● **WRITTEN PROBLEM**: Transcribe every line exactly and omit anything that is a picture.

● **RAW RECORDS**:
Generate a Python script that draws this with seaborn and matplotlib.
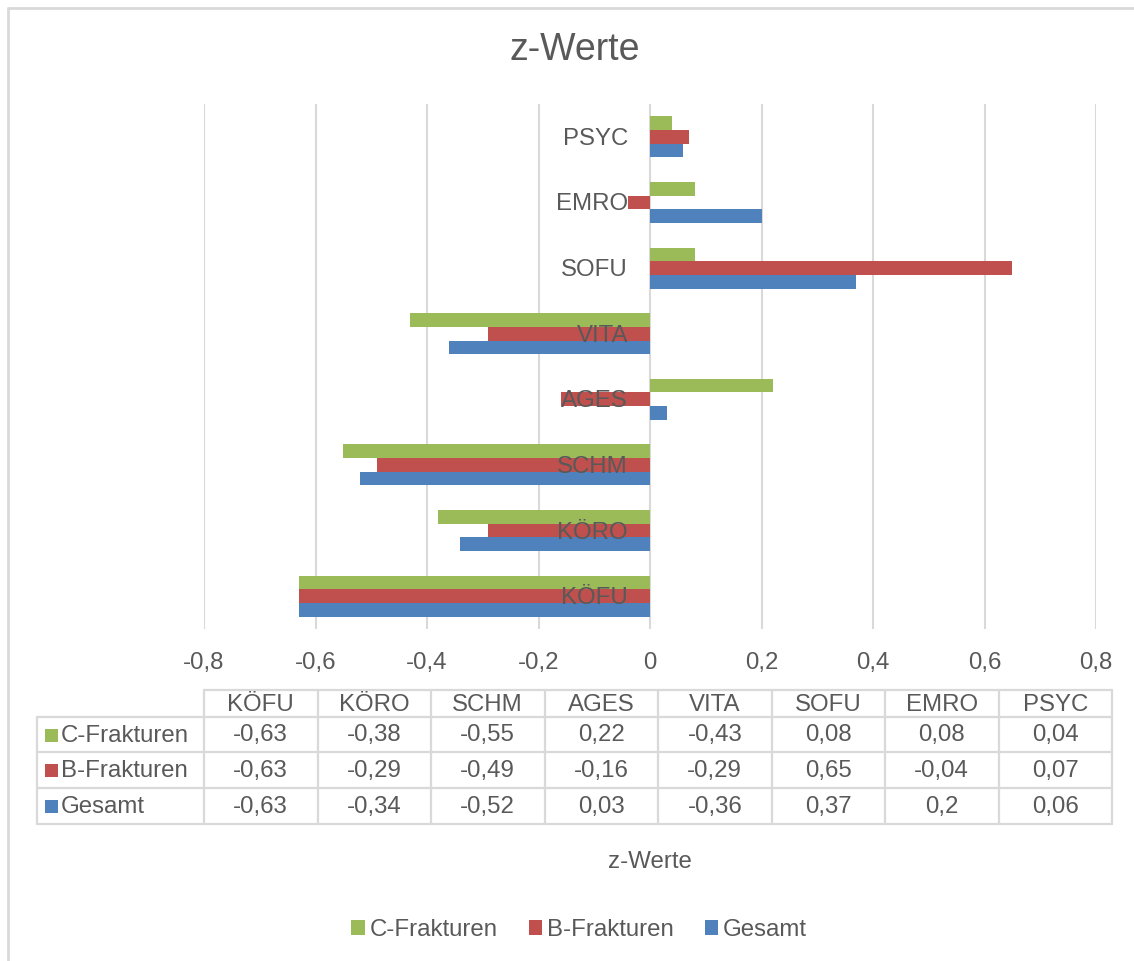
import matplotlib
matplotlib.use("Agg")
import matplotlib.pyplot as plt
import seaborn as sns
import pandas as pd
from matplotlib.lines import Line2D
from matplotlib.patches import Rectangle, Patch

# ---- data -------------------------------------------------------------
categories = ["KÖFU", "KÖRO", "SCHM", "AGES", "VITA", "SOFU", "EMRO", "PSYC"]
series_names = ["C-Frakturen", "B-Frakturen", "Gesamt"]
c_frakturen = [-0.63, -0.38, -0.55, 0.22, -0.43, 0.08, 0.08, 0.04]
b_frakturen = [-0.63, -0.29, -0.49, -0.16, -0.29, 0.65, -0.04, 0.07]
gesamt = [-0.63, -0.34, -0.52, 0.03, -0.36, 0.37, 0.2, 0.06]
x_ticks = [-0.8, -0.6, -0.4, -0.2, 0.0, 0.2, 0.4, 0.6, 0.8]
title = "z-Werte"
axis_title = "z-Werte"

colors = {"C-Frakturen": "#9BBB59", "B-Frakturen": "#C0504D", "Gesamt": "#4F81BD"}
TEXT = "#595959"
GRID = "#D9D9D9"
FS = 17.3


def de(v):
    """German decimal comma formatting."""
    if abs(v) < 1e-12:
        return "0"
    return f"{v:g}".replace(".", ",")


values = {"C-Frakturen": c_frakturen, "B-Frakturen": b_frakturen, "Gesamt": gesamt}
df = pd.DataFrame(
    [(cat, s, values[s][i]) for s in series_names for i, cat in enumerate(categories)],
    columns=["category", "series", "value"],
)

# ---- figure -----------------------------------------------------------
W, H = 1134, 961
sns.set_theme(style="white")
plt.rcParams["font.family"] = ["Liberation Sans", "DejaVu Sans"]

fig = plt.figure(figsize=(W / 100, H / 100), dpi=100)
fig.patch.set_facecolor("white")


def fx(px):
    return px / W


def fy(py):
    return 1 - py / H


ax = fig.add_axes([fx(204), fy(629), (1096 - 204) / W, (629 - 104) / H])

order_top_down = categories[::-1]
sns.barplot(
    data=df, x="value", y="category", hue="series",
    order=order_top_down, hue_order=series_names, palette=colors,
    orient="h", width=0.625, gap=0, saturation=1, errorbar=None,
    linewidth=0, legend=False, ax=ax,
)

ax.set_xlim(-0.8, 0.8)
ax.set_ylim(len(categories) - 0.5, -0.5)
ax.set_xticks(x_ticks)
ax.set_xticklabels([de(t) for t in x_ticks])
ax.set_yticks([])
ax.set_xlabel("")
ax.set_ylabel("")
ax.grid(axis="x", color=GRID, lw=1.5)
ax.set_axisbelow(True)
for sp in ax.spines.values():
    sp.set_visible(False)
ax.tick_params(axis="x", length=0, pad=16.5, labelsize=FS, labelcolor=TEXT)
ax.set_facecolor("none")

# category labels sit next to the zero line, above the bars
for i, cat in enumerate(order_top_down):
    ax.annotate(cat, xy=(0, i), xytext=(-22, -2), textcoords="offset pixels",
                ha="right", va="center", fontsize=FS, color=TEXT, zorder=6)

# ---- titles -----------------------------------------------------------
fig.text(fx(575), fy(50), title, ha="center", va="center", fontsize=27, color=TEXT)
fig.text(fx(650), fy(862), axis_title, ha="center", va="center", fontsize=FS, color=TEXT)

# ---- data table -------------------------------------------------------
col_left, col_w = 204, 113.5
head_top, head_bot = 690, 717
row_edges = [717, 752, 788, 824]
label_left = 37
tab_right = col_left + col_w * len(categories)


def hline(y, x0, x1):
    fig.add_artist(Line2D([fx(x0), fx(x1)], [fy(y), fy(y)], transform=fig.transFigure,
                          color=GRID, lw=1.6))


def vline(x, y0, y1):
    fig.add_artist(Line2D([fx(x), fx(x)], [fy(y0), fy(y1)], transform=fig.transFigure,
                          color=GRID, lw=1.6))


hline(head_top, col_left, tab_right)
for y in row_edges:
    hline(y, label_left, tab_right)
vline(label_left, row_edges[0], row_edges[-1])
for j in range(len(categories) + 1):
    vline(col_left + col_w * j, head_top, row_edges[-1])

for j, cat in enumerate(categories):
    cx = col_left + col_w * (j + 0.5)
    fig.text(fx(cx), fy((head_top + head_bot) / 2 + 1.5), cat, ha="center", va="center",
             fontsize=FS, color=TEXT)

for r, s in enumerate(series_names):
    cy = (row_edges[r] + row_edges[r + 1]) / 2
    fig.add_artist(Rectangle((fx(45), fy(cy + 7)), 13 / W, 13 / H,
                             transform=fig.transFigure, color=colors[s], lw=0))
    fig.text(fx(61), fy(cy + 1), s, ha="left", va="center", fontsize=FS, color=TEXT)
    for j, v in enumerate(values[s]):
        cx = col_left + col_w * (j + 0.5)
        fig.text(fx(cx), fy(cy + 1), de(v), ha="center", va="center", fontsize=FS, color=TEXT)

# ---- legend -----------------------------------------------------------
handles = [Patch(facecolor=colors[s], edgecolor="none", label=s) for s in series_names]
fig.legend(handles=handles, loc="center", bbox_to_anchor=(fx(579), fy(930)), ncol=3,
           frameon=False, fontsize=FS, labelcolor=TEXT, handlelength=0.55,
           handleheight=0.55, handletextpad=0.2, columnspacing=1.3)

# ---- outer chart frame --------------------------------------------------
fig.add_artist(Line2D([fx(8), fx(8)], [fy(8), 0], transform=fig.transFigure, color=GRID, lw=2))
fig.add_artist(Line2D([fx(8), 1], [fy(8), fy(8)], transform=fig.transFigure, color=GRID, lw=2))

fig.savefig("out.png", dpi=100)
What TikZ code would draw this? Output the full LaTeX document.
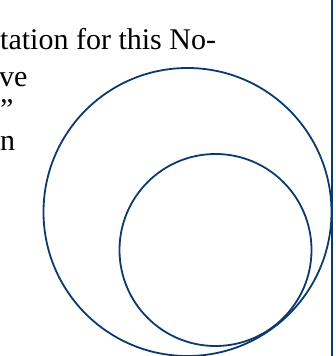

● **WORKED ANSWER**:
Generate a Python script that draws this with seaborn and matplotlib.
import matplotlib
matplotlib.use("Agg")
import matplotlib.pyplot as plt
import seaborn as sns
import pandas as pd
from matplotlib.lines import Line2D
from matplotlib.patches import Rectangle, Patch

# ---- data -------------------------------------------------------------
categories = ["KÖFU", "KÖRO", "SCHM", "AGES", "VITA", "SOFU", "EMRO", "PSYC"]
series_names = ["C-Frakturen", "B-Frakturen", "Gesamt"]
c_frakturen = [-0.63, -0.38, -0.55, 0.22, -0.43, 0.08, 0.08, 0.04]
b_frakturen = [-0.63, -0.29, -0.49, -0.16, -0.29, 0.65, -0.04, 0.07]
gesamt = [-0.63, -0.34, -0.52, 0.03, -0.36, 0.37, 0.2, 0.06]
x_ticks = [-0.8, -0.6, -0.4, -0.2, 0.0, 0.2, 0.4, 0.6, 0.8]
title = "z-Werte"
axis_title = "z-Werte"

colors = {"C-Frakturen": "#9BBB59", "B-Frakturen": "#C0504D", "Gesamt": "#4F81BD"}
TEXT = "#595959"
GRID = "#D9D9D9"
FS = 17.3


def de(v):
    """German decimal comma formatting."""
    if abs(v) < 1e-12:
        return "0"
    return f"{v:g}".replace(".", ",")


values = {"C-Frakturen": c_frakturen, "B-Frakturen": b_frakturen, "Gesamt": gesamt}
df = pd.DataFrame(
    [(cat, s, values[s][i]) for s in series_names for i, cat in enumerate(categories)],
    columns=["category", "series", "value"],
)

# ---- figure -----------------------------------------------------------
W, H = 1134, 961
sns.set_theme(style="white")
plt.rcParams["font.family"] = ["Liberation Sans", "DejaVu Sans"]

fig = plt.figure(figsize=(W / 100, H / 100), dpi=100)
fig.patch.set_facecolor("white")


def fx(px):
    return px / W


def fy(py):
    return 1 - py / H


ax = fig.add_axes([fx(204), fy(629), (1096 - 204) / W, (629 - 104) / H])

order_top_down = categories[::-1]
sns.barplot(
    data=df, x="value", y="category", hue="series",
    order=order_top_down, hue_order=series_names, palette=colors,
    orient="h", width=0.625, gap=0, saturation=1, errorbar=None,
    linewidth=0, legend=False, ax=ax,
)

ax.set_xlim(-0.8, 0.8)
ax.set_ylim(len(categories) - 0.5, -0.5)
ax.set_xticks(x_ticks)
ax.set_xticklabels([de(t) for t in x_ticks])
ax.set_yticks([])
ax.set_xlabel("")
ax.set_ylabel("")
ax.grid(axis="x", color=GRID, lw=1.5)
ax.set_axisbelow(True)
for sp in ax.spines.values():
    sp.set_visible(False)
ax.tick_params(axis="x", length=0, pad=16.5, labelsize=FS, labelcolor=TEXT)
ax.set_facecolor("none")

# category labels sit next to the zero line, above the bars
for i, cat in enumerate(order_top_down):
    ax.annotate(cat, xy=(0, i), xytext=(-22, -2), textcoords="offset pixels",
                ha="right", va="center", fontsize=FS, color=TEXT, zorder=6)

# ---- titles -----------------------------------------------------------
fig.text(fx(575), fy(50), title, ha="center", va="center", fontsize=27, color=TEXT)
fig.text(fx(650), fy(862), axis_title, ha="center", va="center", fontsize=FS, color=TEXT)

# ---- data table -------------------------------------------------------
col_left, col_w = 204, 113.5
head_top, head_bot = 690, 717
row_edges = [717, 752, 788, 824]
label_left = 37
tab_right = col_left + col_w * len(categories)


def hline(y, x0, x1):
    fig.add_artist(Line2D([fx(x0), fx(x1)], [fy(y), fy(y)], transform=fig.transFigure,
                          color=GRID, lw=1.6))


def vline(x, y0, y1):
    fig.add_artist(Line2D([fx(x), fx(x)], [fy(y0), fy(y1)], transform=fig.transFigure,
                          color=GRID, lw=1.6))


hline(head_top, col_left, tab_right)
for y in row_edges:
    hline(y, label_left, tab_right)
vline(label_left, row_edges[0], row_edges[-1])
for j in range(len(categories) + 1):
    vline(col_left + col_w * j, head_top, row_edges[-1])

for j, cat in enumerate(categories):
    cx = col_left + col_w * (j + 0.5)
    fig.text(fx(cx), fy((head_top + head_bot) / 2 + 1.5), cat, ha="center", va="center",
             fontsize=FS, color=TEXT)

for r, s in enumerate(series_names):
    cy = (row_edges[r] + row_edges[r + 1]) / 2
    fig.add_artist(Rectangle((fx(45), fy(cy + 7)), 13 / W, 13 / H,
                             transform=fig.transFigure, color=colors[s], lw=0))
    fig.text(fx(61), fy(cy + 1), s, ha="left", va="center", fontsize=FS, color=TEXT)
    for j, v in enumerate(values[s]):
        cx = col_left + col_w * (j + 0.5)
        fig.text(fx(cx), fy(cy + 1), de(v), ha="center", va="center", fontsize=FS, color=TEXT)

# ---- legend -----------------------------------------------------------
handles = [Patch(facecolor=colors[s], edgecolor="none", label=s) for s in series_names]
fig.legend(handles=handles, loc="center", bbox_to_anchor=(fx(579), fy(930)), ncol=3,
           frameon=False, fontsize=FS, labelcolor=TEXT, handlelength=0.55,
           handleheight=0.55, handletextpad=0.2, columnspacing=1.3)

# ---- outer chart frame --------------------------------------------------
fig.add_artist(Line2D([fx(8), fx(8)], [fy(8), 0], transform=fig.transFigure, color=GRID, lw=2))
fig.add_artist(Line2D([fx(8), 1], [fy(8), fy(8)], transform=fig.transFigure, color=GRID, lw=2))

fig.savefig("out.png", dpi=100)
What TikZ code would draw this? Output the full LaTeX document.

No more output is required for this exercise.